Sondage Pax Medica - Jacques de Toeuf: «Les prestataires de soins décrochent du système!»

Dans la foulée du sondage express réalisé par Le Spécialiste et Medi-Sphere sur la fin de la Pax Medica, qui se profile pour quelque 4 médecins sur 5, le Dr Jacques de Toeuf nous a livré ses réflexions à chaud...

Selon notre sondage, pour 85% des médecins francophones et 76% des médecins néerlandophones, c’est non seulement la fin de la Pax Medica mais aussi une bonne chose pour respectivement 53% et 31% d’entre eux. Qu’en pensez-vous?

Jacques de Toeuf: «La plupart des gens affirment que c’est la fin, même s’ils le déplorent pour certains, l’approuvent pour une majorité d’entre eux. Ces résultats sont logiques, car nous sommes au bout du système médico-mutualiste pour de multiples raisons dont la principale est la montée en puissance des mutualités, un déséquilibre des relations entre partenaires. Les mutualités parlent d’une même voix, alors que du côté médical on est divisé. Qui plus est, les mutualités ont un agenda qui s’exprime dans le pacte des mutuelles conclut avec Maggie De Block. Il vise à assurer, piloter toute la gestion du système d’assurance-maladie et à se substituer à l’état pour pilotage de ce système. Cela se traduit notamment par l’orthodoxie budgétaire. Les médecins, qu’ils soient généralistes ou spécialistes sont les dindons de la farce, non seulement du point de vue financier mais aussi de la possibilité qui leur est laissée d’organiser leur travail. Cela crée un profond malaise  derrière lequel il y a le déséquilibre que j’évoquais.»

A votre avis, faut-il réformer ou adapter le système pour restaurer les équilibres rompus ou faut-il le refondre de façon plus radicale?

Jacques  de Toeuf: «Dans nos pays, il n’y a que deux modèles envisageables. Soit, l’état crée le système et l’on entre dans un système où le financement est assuré au travers de l’impôt et des cotisations sociales et où la discussion – lorsqu’elle existe-, se passe au niveau de l’état et de l’administration. Soit on entre dans un système de type assurantiel, où l’assurance à son mot à dire. Le système belge participe de ces deux modèles, mais on assiste depuis 15 ans à la montée en puissance de l’état. Les dernières péripéties démontrent qu’en réalité c’est l’état qui pilote puisqu’aussi bien l’année passée que cette année, le Conseil Général n’a pas approuvé le budget. En dépit de cette non-approbation, l’état l’a néanmoins validé et appliqué, jusque dans les ventilations et les modalités.
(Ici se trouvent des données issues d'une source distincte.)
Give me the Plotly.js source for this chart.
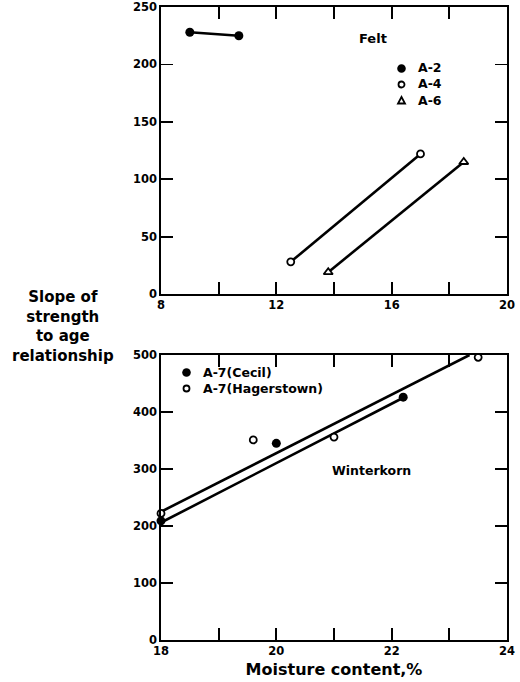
<!DOCTYPE html>
<html>
<head>
<meta charset="utf-8">
<script src="https://cdn.plot.ly/plotly-3.0.1.min.js"></script>
<style>
  html, body { margin: 0; padding: 0; background: #fff; }
  #chart { width: 520px; height: 682px; }
</style>
</head>
<body>
<div id="chart"></div>
<script>
// ---- Felt (upper panel) ----
const feltA2x = [9.0, 10.7];
const feltA2y = [228, 225];
const feltA4x = [12.5, 17.0];
const feltA4y = [28, 122];
const feltA6x = [13.8, 18.5];
const feltA6y = [19, 115];

// ---- Winterkorn (lower panel) ----
const cecilX = [18.0, 20.0, 22.2];
const cecilY = [209, 345, 426];
const hagerX = [18.0, 19.6, 21.0, 23.5];
const hagerY = [222, 351, 356, 496];

// fitted lines drawn through each Winterkorn set
const hagerFitX = [18.0, 23.35];
const hagerFitY = [225, 500];
const cecilFitX = [18.0, 22.2];
const cecilFitY = [206, 425];

// axis ticks and labels
const feltTicks = [8, 10, 12, 14, 16, 18, 20];
const feltTickText = ['8', '', '12', '', '16', '', '20'];
const feltYTicks = [0, 50, 100, 150, 200, 250];
const wintTicks = [18, 19, 20, 21, 22, 23, 24];
const wintTickText = ['18', '', '20', '', '22', '', '24'];
const wintYTicks = [0, 100, 200, 300, 400, 500];

// key entries
const feltKeys = ['A-2', 'A-4', 'A-6'];
const wintKeys = ['A-7(Cecil)', 'A-7(Hagerstown)'];

const FONT = 'DejaVu Sans';
const W = 520, H = 682;
const px = x => x / W;
const py = y => 1 - y / H;

const lineStyle = { color: '#000', width: 2.6 };
const filledDot = { symbol: 'circle', size: 9, color: '#000' };
const openDot = { symbol: 'circle', size: 7, color: '#fff', line: { color: '#000', width: 1.8 } };
const openTri = { symbol: 'triangle-up', size: 8, color: '#fff', line: { color: '#000', width: 1.8 } };

function lineTrace(x, y, xa, ya) {
  return { x: x, y: y, mode: 'lines', line: lineStyle, xaxis: xa, yaxis: ya, showlegend: false, hoverinfo: 'skip' };
}
function dotTrace(x, y, name, marker, xa, ya) {
  return { x: x, y: y, mode: 'markers', name: name, marker: marker, xaxis: xa, yaxis: ya, cliponaxis: false };
}

const traces = [
  lineTrace(feltA2x, feltA2y, 'x', 'y'),
  lineTrace(feltA4x, feltA4y, 'x', 'y'),
  lineTrace(feltA6x, feltA6y, 'x', 'y'),
  dotTrace(feltA2x, feltA2y, feltKeys[0], filledDot, 'x', 'y'),
  dotTrace(feltA4x, feltA4y, feltKeys[1], openDot, 'x', 'y'),
  dotTrace(feltA6x, feltA6y, feltKeys[2], openTri, 'x', 'y'),
  lineTrace(hagerFitX, hagerFitY, 'x2', 'y2'),
  lineTrace(cecilFitX, cecilFitY, 'x2', 'y2'),
  dotTrace(cecilX, cecilY, wintKeys[0], filledDot, 'x2', 'y2'),
  dotTrace(hagerX, hagerY, wintKeys[1], openDot, 'x2', 'y2')
];

// boxed axes with inward ticks on all four sides
function axis(extra) {
  return Object.assign({
    showline: true, linecolor: '#000', linewidth: 1.6,
    mirror: 'ticks', ticks: 'inside', ticklen: 12, tickwidth: 1.8, tickcolor: '#000',
    showgrid: false, zeroline: false, fixedrange: true,
    tickfont: { family: FONT, size: 11.5, color: '#000', weight: 'bold' }
  }, extra);
}

const txt = (s, x, y, size, anchor) => ({
  text: '<b>' + s + '</b>', x: px(x), y: py(y), xref: 'paper', yref: 'paper', showarrow: false,
  xanchor: anchor || 'center', yanchor: 'middle', align: anchor === 'left' ? 'left' : 'center',
  font: { family: FONT, size: size, color: '#000' }
});

const annotations = [
  txt('Slope of<br>strength<br>to age<br>relationship', 63, 326, 15),
  txt('Felt', 373, 39, 13),
  txt(feltKeys.join('<br>'), 416, 84, 12.5, 'left'),
  txt(wintKeys.join('<br>'), 201, 380.5, 12.5, 'left'),
  txt('Winterkorn', 371, 470, 12.5)
];

// key symbols beside the key texts
function circleKey(cx, cy, r, filled) {
  return { type: 'circle', xref: 'paper', yref: 'paper',
    x0: px(cx - r), x1: px(cx + r), y0: py(cy + r), y1: py(cy - r),
    fillcolor: filled ? '#000' : '#fff', line: { color: '#000', width: filled ? 0 : 1.8 } };
}
function triKey(cx, cy, s) {
  const p = `M ${px(cx - s)} ${py(cy + s * 0.85)} L ${px(cx + s)} ${py(cy + s * 0.85)} L ${px(cx)} ${py(cy - s)} Z`;
  return { type: 'path', xref: 'paper', yref: 'paper', path: p,
    fillcolor: '#fff', line: { color: '#000', width: 1.8 } };
}

const shapes = [
  circleKey(401.5, 68.5, 4.3, true),
  circleKey(401.5, 84.5, 3, false),
  triKey(401.5, 100.5, 3.5),
  circleKey(186.5, 372.5, 4.3, true),
  circleKey(186.5, 388.5, 3, false)
];

const layout = {
  width: W, height: H,
  margin: { l: 0, r: 0, t: 0, b: 0 },
  paper_bgcolor: '#fff', plot_bgcolor: '#fff',
  showlegend: false,
  font: { family: FONT, color: '#000' },
  xaxis: axis({
    domain: [px(161), px(507)], anchor: 'y', range: [8, 20],
    tickmode: 'array', tickvals: feltTicks, ticktext: feltTickText
  }),
  yaxis: axis({
    domain: [py(294), py(7)], anchor: 'x', range: [0, 250],
    tickmode: 'array', tickvals: feltYTicks
  }),
  xaxis2: axis({
    domain: [px(161), px(507)], anchor: 'y2', range: [18, 24],
    tickmode: 'array', tickvals: wintTicks, ticktext: wintTickText,
    title: { text: '<b>Moisture content,%</b>', standoff: 6,
      font: { family: FONT, size: 16, color: '#000' } }
  }),
  yaxis2: axis({
    domain: [py(640), py(355)], anchor: 'x2', range: [0, 500],
    tickmode: 'array', tickvals: wintYTicks
  }),
  annotations: annotations,
  shapes: shapes
};

Plotly.newPlot('chart', traces, layout, { staticPlot: true, displayModeBar: false });
</script>
</body>
</html>
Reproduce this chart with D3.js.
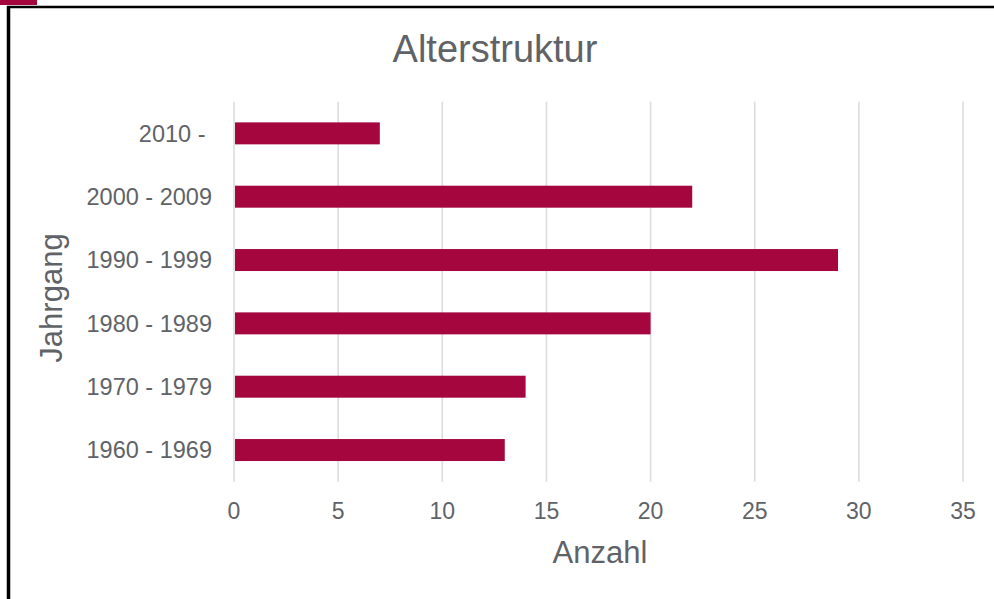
<!DOCTYPE html>
<html>
<head>
    <title>Alterstruktur</title>
    <script src="https://d3js.org/d3.v7.min.js"></script>
    <style>
        body, html {
            margin: 0;
            padding: 0;
            width: 100%;
            height: 100%;
            background: #fff;
        }
        svg {
            display: block;
            font-family: 'Liberation Sans', Arial, Helvetica, sans-serif;
        }
        .label {
            fill: #5f6368;
        }
    </style>
</head>
<body>
    <script>
        // chart data
        const categories = ["2010 - ", "2000 - 2009", "1990 - 1999", "1980 - 1989", "1970 - 1979", "1960 - 1969"];
        const values = [7, 22, 29, 20, 14, 13];
        const xTicks = [0, 5, 10, 15, 20, 25, 30, 35];

        const width = 994;
        const height = 599;
        const barColor = "#a5063d";

        const svg = d3.select("body").append("svg")
            .attr("width", width)
            .attr("height", height)
            .attr("viewBox", [0, 0, width, height]);

        // frame: small red tab, top line and left line
        svg.append("rect")
            .attr("x", 0).attr("y", 0)
            .attr("width", 37).attr("height", 5)
            .attr("fill", barColor);
        svg.append("line")
            .attr("x1", 7).attr("x2", width)
            .attr("y1", 7).attr("y2", 7)
            .attr("stroke", "#000").attr("stroke-width", 2.5);
        svg.append("line")
            .attr("x1", 8.5).attr("x2", 8.5)
            .attr("y1", 6).attr("y2", height)
            .attr("stroke", "#000").attr("stroke-width", 3.5);

        const x = d3.scaleLinear()
            .domain([0, 35])
            .range([234, 963]);

        const y = d3.scaleBand()
            .domain(categories)
            .range([101.7, 481.7])
            .paddingInner(0.653)
            .paddingOuter(0.3265);

        // vertical gridlines
        svg.append("g")
            .selectAll("line")
            .data(xTicks)
            .join("line")
                .attr("x1", d => x(d))
                .attr("x2", d => x(d))
                .attr("y1", 101.7)
                .attr("y2", 481.7)
                .attr("stroke", "#dcdcdc")
                .attr("stroke-width", 1.6);

        // bars
        svg.append("g")
            .selectAll("rect")
            .data(values)
            .join("rect")
                .attr("x", x(0) + 1)
                .attr("y", (d, i) => y(categories[i]))
                .attr("width", d => x(d) - x(0) - 1)
                .attr("height", y.bandwidth())
                .attr("fill", barColor);

        // x tick labels
        svg.append("g")
            .selectAll("text")
            .data(xTicks)
            .join("text")
                .attr("class", "label")
                .attr("x", d => x(d))
                .attr("y", 519)
                .attr("text-anchor", "middle")
                .style("font-size", "23px")
                .text(d => d);

        // category labels
        svg.append("g")
            .selectAll("text")
            .data(categories)
            .join("text")
                .attr("class", "label")
                .attr("x", 212)
                .attr("y", d => y(d) + y.bandwidth() / 2)
                .attr("dy", "0.36em")
                .attr("text-anchor", "end")
                .attr("xml:space", "preserve")
                .style("white-space", "pre")
                .style("font-size", "23.5px")
                .text(d => d);

        // title
        svg.append("text")
            .attr("class", "label")
            .attr("x", 495)
            .attr("y", 62)
            .attr("text-anchor", "middle")
            .style("font-size", "38px")
            .text("Alterstruktur");

        // axis titles
        svg.append("text")
            .attr("class", "label")
            .attr("x", 600)
            .attr("y", 563)
            .attr("text-anchor", "middle")
            .style("font-size", "31px")
            .text("Anzahl");

        svg.append("text")
            .attr("class", "label")
            .attr("transform", "translate(62,298) rotate(-90)")
            .attr("text-anchor", "middle")
            .style("font-size", "31px")
            .text("Jahrgang");
    </script>
</body>
</html>
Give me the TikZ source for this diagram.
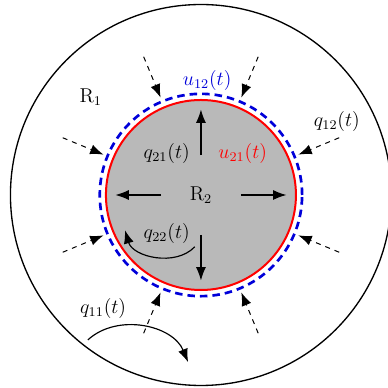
\documentclass[tikz,border=0pt]{standalone}
\usepackage{amsmath,amssymb}
\usepackage{xcolor}
\usetikzlibrary{arrows.meta}

\begin{document}
\begin{tikzpicture}[x=1cm,y=1cm,>={Latex[length=8pt,width=6pt]},every node/.style={font=\large}]
 \useasboundingbox (-4.23,-4.063) rectangle (3.92,4.105);
 \draw[line width=0.8pt] (0,0) circle (4.01);
 \fill[gray!55] (0,0) circle (2);
 \draw[red,line width=1.2pt] (0,0) circle (2);
 \draw[blue!85!black,line width=1.6pt,dash pattern=on 4.5pt off 3pt] (0,0) circle (2.13);
 \foreach \a in {0,90,180,270}
  \draw[->,line width=0.7pt] (\a:0.84)--(\a:1.8);
 \foreach \a in {22.5,67.5,...,337.5}
  \draw[->,dashed,line width=0.6pt] (\a:3.15)--(\a:2.22);
 \draw[->,line width=0.7pt] (-0.13,-1.09) to[bend left=60] (-1.6,-0.74);
 \draw[->,line width=0.7pt] (-2.38,-3.05) to[bend left=55] (-0.27,-3.52);
 \node (R1) at (-2.32,2.06) {$\mathrm{R}_1$};
 \node (R2) at (0,0) {$\mathrm{R}_2$};
 \node[blue!85!black] (u12) at (0.13,2.42) {$u_{12}(t)$};
 \node[red] (u21) at (0.88,0.88) {$u_{21}(t)$};
 \node (q21) at (-0.72,0.88) {$q_{21}(t)$};
 \node (q22) at (-0.72,-0.8) {$q_{22}(t)$};
 \node (q12) at (2.86,1.54) {$q_{12}(t)$};
 \node (q11) at (-2.06,-2.38) {$q_{11}(t)$};
\end{tikzpicture}
\end{document}
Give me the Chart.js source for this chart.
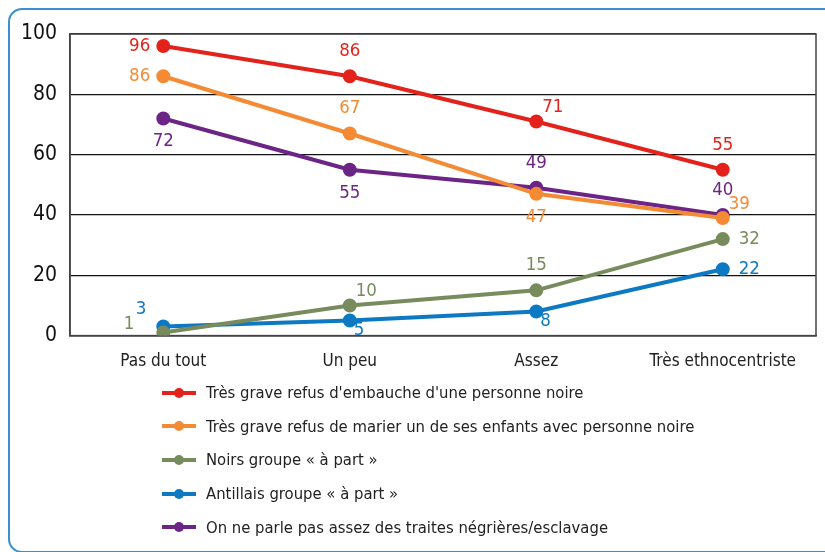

La question aujourd’hui est de savoir si l’on reste sur deux jambes. Car il n’est pas possible d’avoir un système où les partenaires sociaux au sens large ont l’illusion de croire qu’ils participent alors que l’état pilote en sous-main. Il faut clarifier les choses. Manifestement, les prestataires de soins ne s’y retrouvent plus. La preuve en est que l’accord médico-mut est à terre,  que les kinés et les dentistes n’ont pas d’accord, et que les pharmaciens n’en auront sans doute pas davantage. Les prestataires décrochent du système, qui a perdu sa légitimité. Si on veut la reconstruire, il faut faire un choix de départ : soit c’est l’état qui pilote soit c’est la sécurité sociale et les partenaires. Pour moi la condition pour qu’on puisse avoir de nouveau un dialogue et une négociation permanente qui fonctionnent, consiste à rééquilibrer les deux plateaux de la balance. On ne peut continuer un système où une des deux parties n’a finalement plus rien à dire en termes décisionnels, et n’a plus qu’à faire des suggestions polies.»